Setelah menyiksa badan dan menghibur mata dengan pemandangan kota Barcelona yang menurut gue cakep banget, gue pun naek pesawat ke Santiago de Compostela. Lah bukannya Santiago de Compostela itu tujuan akhir Camino, nape ke sini dulu? Ya mau gimana lagi, gue mesti mampir ke tujuan akhir gue di awal perjalanan lantaran dari Santiago lah gue bisa naek bis ke Valenca do Minho, Portugal.
Dan sampelah gue di bandara Santiago yang super kecil dan hanya itungan menit aje gue uda ada di bis kota yang bakal nganter gue ke Praza Galicia, tak jauh dari pusat kota Santiago. Gue agak ragu nyebut Santiago sebagai kota, karena di bayangan gue yang gede di Jakarta, kota itu gede n rame. Di perjalanan gue, cuma liat komplek perumahan kayak di daerah suburban Amerika yang sepi trus ketika nyampe di pusat kota, situasi pun ga banyak berbeda. Orang-orang yang lewat kebanyakan penziarah ato penduduk lokal yang ga rame2 amat.
Albergue Seminario Menor. Bangunan tua, bekas gedung seminari dan terletak di kawasan Belvis yang artinya pemandangan indah.
Begitu kata iklan di Booking.com, dan gue langsung tertarik. Hanya satu yang gue ga prediksi. IT’S LOCATED ON A FREAKIN’ HILL!!.
Gue yang kayaknya udah hampir 24 jam ga tidur,bawa tas sekitar 9kg, sekarang mesti mendaki bukit Belvis tempat si penginapan duduk manis menunggu gue nyamperin. Oh boy… Gue belom makan pula. Yodalah..mo gimana lagi.
Dan akhirnya gue pun jalan dengan semangat 45 mendaki jalanan nanjak ke penginapan yang emang megah dan pastinya tinggi tersebut. Beberapa penziarah yang ternyata sudah menyelesaikan camino mereka bergabung dengan gue.
Dan setelah berjalan ngos2an, gue pun sampe di lobi albergue dimana gue dikasi kunci kamar. ” Your room is on the right wing, 4th floor.” Gedung ini nuansanya tua dan antik, liftnya pun meraung setiap kali naek ato turun. Tapi emang gue punya fetish ma bangunan antik gue malah girang. Selasar gedung tampak luas dan banyak pintu2 kamar kecil yang dulunya ditinggali oleh para calon romo. Kamar gue simple, cuma ada satu tempat tidur dan wastafel, tapi pemandangannya luar biasa. Belvis. Pemandangan indah, ini ga boong.
Gue baru inget kalo gue belom makan abis gue mandi bermodal lampu headlamp.

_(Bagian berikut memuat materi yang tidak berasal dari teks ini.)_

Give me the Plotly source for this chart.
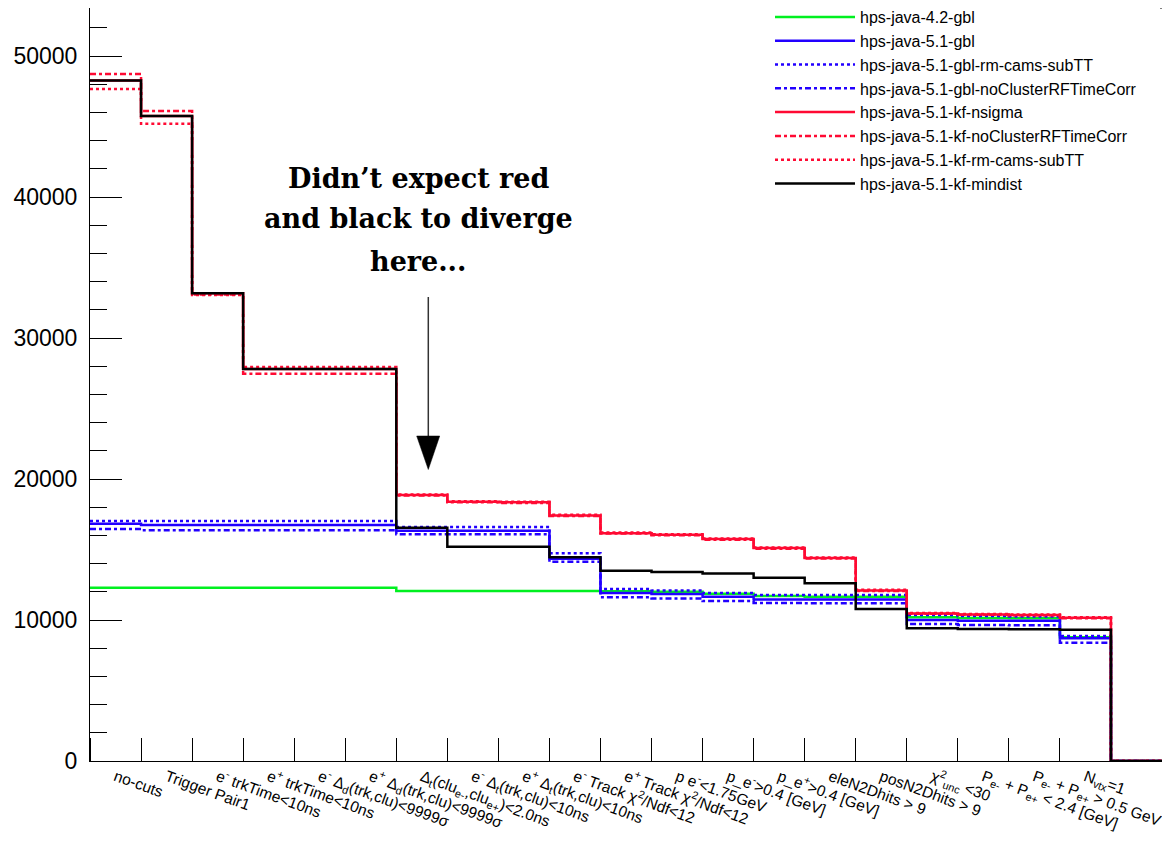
import plotly.graph_objects as go

# ---------------- data (bins 1..21) ----------------
bin_labels = [
    "no-cuts",
    "Trigger Pair1",
    "e<sup>-</sup> trkTime&lt;10ns",
    "e<sup>+</sup> trkTime&lt;10ns",
    "e<sup>-</sup> Δ<sub>d</sub>(trk,clu)&lt;9999σ",
    "e<sup>+</sup> Δ<sub>d</sub>(trk,clu)&lt;9999σ",
    "Δ<sub>t</sub>(clu<sub>e-</sub>,clu<sub>e+</sub>)&lt;2.0ns",
    "e<sup>-</sup> Δ<sub>t</sub>(trk,clu)&lt;10ns",
    "e<sup>+</sup> Δ<sub>t</sub>(trk,clu)&lt;10ns",
    "e<sup>-</sup> Track χ<sup>2</sup>/Ndf&lt;12",
    "e<sup>+</sup> Track χ<sup>2</sup>/Ndf&lt;12",
    "p e<sup>-</sup>&lt;1.75GeV",
    "p_e<sup>-</sup>&gt;0.4 [GeV]",
    "p_e<sup>+</sup>&gt;0.4 [GeV]",
    "eleN2Dhits &gt; 9",
    "posN2Dhits &gt; 9",
    "χ<sup>2</sup><sub>unc</sub> &lt;30",
    "P<sub>e-</sub> + P<sub>e+</sub> &lt; 2.4 [GeV]",
    "P<sub>e-</sub> + P<sub>e+</sub> &gt; 0.5 GeV",
    "N<sub>vtx</sub>=1",
    "",
]

java42_gbl = [12290, 12290, 12290, 12290, 12290, 12290, 12050, 12050, 12050, 12050,
              12040, 12000, 11865, 11700, 11650, 11650, 10190, 10150, 10120, 8780, 0]
java51_gbl = [16830, 16740, 16740, 16740, 16740, 16740, 16330, 16330, 16330, 14350,
              11920, 11845, 11650, 11450, 11460, 11460, 10000, 9950, 9950, 8700, 0]
java51_gbl_rmcams = [17020, 17020, 17020, 17020, 17020, 17020, 16600, 16600, 16600, 14730,
                     12200, 12100, 11915, 11770, 11770, 11770, 10355, 10280, 10250, 8865, 0]
java51_gbl_norf = [16450, 16360, 16360, 16360, 16360, 16360, 16075, 16075, 16075, 14135,
                   11620, 11520, 11350, 11200, 11185, 11185, 9715, 9645, 9620, 8390, 0]
java51_kf_nsigma = [48275, 45743, 33170, 27800, 27800, 27800, 18865, 18390, 18345, 17420,
                    16160, 16040, 15740, 15100, 14400, 12100, 10470, 10400, 10360, 10165, 0]
java51_kf_norf = [48720, 46100, 33090, 27470, 27470, 27470, 18830, 18350, 18300, 17380,
                  16130, 16010, 15700, 15060, 14360, 12060, 10440, 10370, 10330, 10130, 0]
java51_kf_rmcams = [47660, 45200, 33050, 27950, 27950, 27950, 18900, 18420, 18380, 17460,
                    16200, 16080, 15780, 15140, 14440, 12140, 10500, 10430, 10390, 10200, 0]
java51_kf_mindist = [48275, 45743, 33170, 27800, 27800, 27800, 16550, 15200, 15200, 14445,
                     13500, 13405, 13300, 13000, 12600, 10780, 9420, 9360, 9340, 9310, 0]

series = [
    ("hps-java-4.2-gbl", java42_gbl, "#00f020", "solid"),
    ("hps-java-5.1-gbl", java51_gbl, "#2200ff", "solid"),
    ("hps-java-5.1-gbl-rm-cams-subTT", java51_gbl_rmcams, "#2200ff", "dot"),
    ("hps-java-5.1-gbl-noClusterRFTimeCorr", java51_gbl_norf, "#2200ff", "6px,3px,3px,3px"),
    ("hps-java-5.1-kf-nsigma", java51_kf_nsigma, "#ff0a33", "solid"),
    ("hps-java-5.1-kf-noClusterRFTimeCorr", java51_kf_norf, "#ff0a33", "6px,3px,3px,3px"),
    ("hps-java-5.1-kf-rm-cams-subTT", java51_kf_rmcams, "#ff0a33", "dot"),
    ("hps-java-5.1-kf-mindist", java51_kf_mindist, "#000000", "solid"),
]

nbins = len(bin_labels)
edges = list(range(nbins + 1))
centers = [i + 0.5 for i in range(nbins)]

LAB_FONT = "Liberation Sans, Arial, sans-serif"

fig = go.Figure()
for name, vals, color, dash in series:
    fig.add_trace(go.Scatter(
        x=edges, y=list(vals) + [vals[-1]], mode="lines", name=name,
        line=dict(shape="hv", color=color, width=2.5, dash=dash),
    ))

# The page body has an 8px margin; the plot area on screen spans x 90..1162, y 8..761.
def px(xp):
    return (xp - 90) / 1072.0

def py(yp):
    return (761 - yp) / 753.0

fig.update_layout(
    width=1162, height=833,
    margin=dict(l=82, r=8, t=0, b=80, autoexpand=False),
    paper_bgcolor="white", plot_bgcolor="white",
    showlegend=True,
    legend=dict(
        x=px(770), y=py(0), xanchor="left", yanchor="top",
        bgcolor="rgba(0,0,0,0)", borderwidth=0,
        font=dict(family=LAB_FONT, size=16, color="black"),
        itemwidth=80, tracegroupgap=0,
    ),
    xaxis=dict(
        range=[0, nbins], tickmode="array", tickvals=centers, ticktext=bin_labels,
        tickangle=20, ticks="", showline=True, linecolor="black", linewidth=1,
        mirror=True, showgrid=False, zeroline=False, automargin=False,
        tickfont=dict(family=LAB_FONT, size=15.5, color="black"),
        minor=dict(tick0=0, dtick=1, ticks="inside", ticklen=23,
                   tickcolor="black", tickwidth=1, showgrid=False),
    ),
    yaxis=dict(
        range=[0, 53410], tickmode="array", tickvals=[0, 10000, 20000, 30000, 40000, 50000],
        ticktext=["0", "10000", "20000", "30000", "40000", "50000"],
        ticks="inside", ticklen=32, tickcolor="black", tickwidth=1,
        showline=True, linecolor="black", linewidth=1, mirror=True,
        showgrid=False, zeroline=False, ticklabelstandoff=7, automargin=False,
        tickfont=dict(family=LAB_FONT, size=23, color="black"),
        minor=dict(tick0=0, dtick=2000, ticks="inside", ticklen=17,
                   tickcolor="black", tickwidth=1, showgrid=False),
    ),
)

# legend box: white fill covering frame, with top/right edge
fig.add_shape(type="rect", xref="paper", yref="paper",
              x0=px(772), x1=px(1167), y0=py(196), y1=py(8.5),
              fillcolor="white", line=dict(width=0), layer="above")
fig.add_shape(type="path", xref="paper", yref="paper",
              path=f"M{px(1160)},{py(8)} L{px(1167)},{py(8)} L{px(1167)},{py(196)}",
              line=dict(color="black", width=1), layer="above")

# annotation text
note_font = dict(family="DejaVu Serif, Liberation Serif, serif", size=27, color="black")
for text, ypix in [("<b>Didn’t expect red</b>", 178),
                   ("<b>and black to diverge</b>", 219),
                   ("<b>here...</b>", 261)]:
    fig.add_annotation(x=px(418), y=py(ypix), xref="paper", yref="paper",
                       text=text, showarrow=False, font=note_font,
                       xanchor="center", yanchor="middle")

# arrow
fig.add_shape(type="line", xref="paper", yref="paper",
              x0=px(428.3), x1=px(428.3), y0=py(297), y1=py(440),
              line=dict(color="#333333", width=1.5), layer="above")
fig.add_shape(type="path", xref="paper", yref="paper",
              path=f"M{px(416.7)},{py(436)} L{px(439.7)},{py(436)} L{px(428.3)},{py(469.5)} Z",
              fillcolor="black", line=dict(color="black", width=0.5), layer="above")

fig.write_html("out.html")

Yep, di bangunan2 eropa sering sekali mereka pake lampu motion sensor, jadi klo lagi mandi emang mendingan bawa senter dripada gelap2an kan? Masalahnya, albergue ini jauh kemana2 dan yang terdekat cuma bar yang nyajiin bocadillo n bir. Tapi ya mau gimana lagi, itulah yang bisa gue makan. Daripada makan coklat dari vending machine.
Then, gue mulai iseng. Nanyain dimana klinik terdekat buat test PCR sebelum pulang. Penjaga albergue bilang ada klinik sekitar 20 menit jalan dari sini. Gue yang pengen segala perkara PCR ini kelar akhirnya pergi menuruni bukit demi ke klinik walau jam sudah jam 9 malem.
Of course, semua klinik udah tutup. Jadilah gue nyiksa diri lagi jalan naek bukit demi perburuan PCR yang sia2.
Dan lebih herannya lagi, setelah semua beban capek yang gue rasa, gue cuma bisa tidur 5 jam.